Starch Foundation, the Lebanese platform for emerging designers brought three labels to FFWD. Starting with Salim Azzam’s serene collection, which featured beautifully embroidered shirts, many taking on androgynous proportions, the show took on a ’70s vibe when Lobnan Mahfouz sent out his models, both men and women, dancing. His almost entirely black collection for his label Perverse came with smatterings of gold, an ode to iconic discotheque Studio 54.

“I am an old soul at heart,” Mahfouz said laughing about the era of his inspiration.

His fellow Starch Foundation designer Timi Hayek took us to Scotland, with her earthy collection. “I loved the raw, rugged landscape of the Highlands and translated that into tough linens with silver and gold touches,” she said.

Omani designer Amal Al Raisi, who started off her career of designing abayas, celebrated her country’s role in the ancient Silk Route with her feminine western-wear collection.

“I collaborated with a print designer and we created designs inspired by old drawings from Oman and used it in the collection,” Al Raisi explained. “It’s very important for me to have a bit of Oman in every dress, every collection.”

Dima Ayad, an FFWD regular, celebrated women.

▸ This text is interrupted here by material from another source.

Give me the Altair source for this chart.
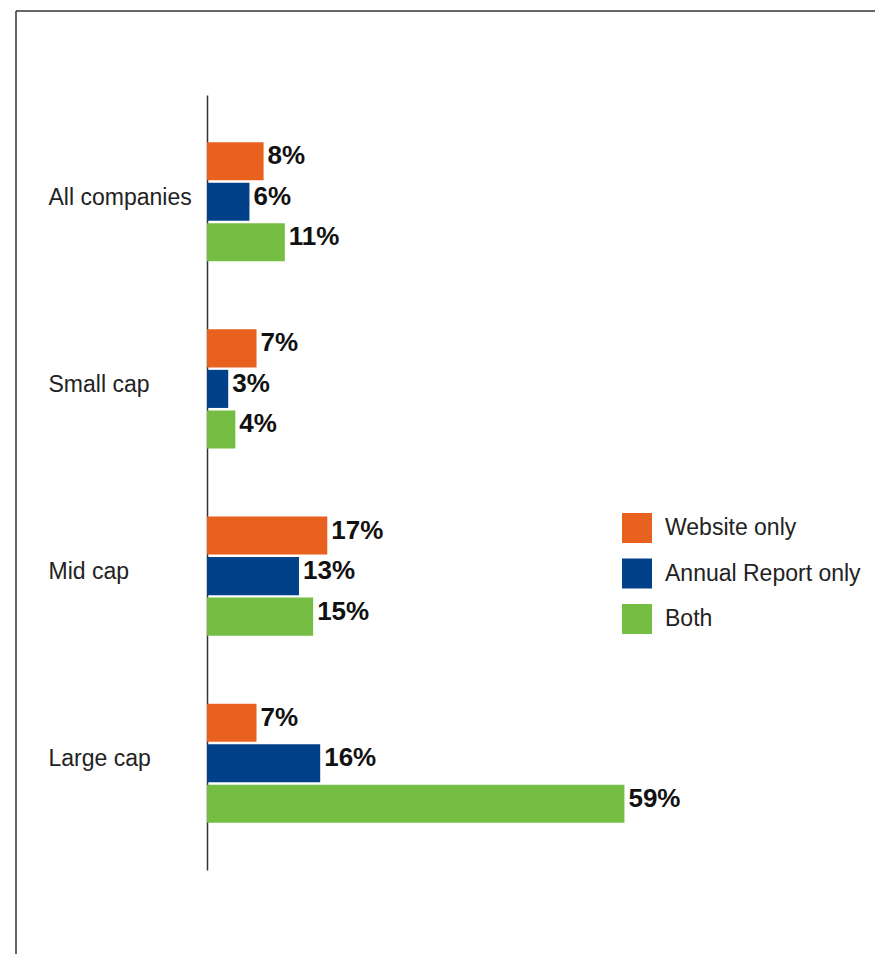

Her romantic collection featured soft drapy fabrics in subdued colours as she mixed her models with regular women.

“I wanted to celebrate women of different shapes and sizes because fashion is for everybody,” Ayad said after her show. “These are all women who’ve taught and inspired me and they are all different kinds of women.”

As is tradition, Filipino designer Furne One closed the event with his Amato label in what was undoubtedly the most well-attended show of the season. Called The Dancing Sun and inspired by a Catholic event called Miracle of the Sun, the religious symbolism was hard to miss as models walked out wearing veils typically worn by nuns. The catwalk was strewn with sand and cactus, giving it a Western feel.

The clothes, however, were signature Amato: feminine, flowy and intricately embroidered. There was a lot of French lace, tulle and linen and the pallet was mostly pastels.

“It’s nice to close FFWD because there are not many platforms for designers here in the region,” said One, who has dressed everyone from Beyonce to Katy Perry. “It’s the best platform here in the Middle East.”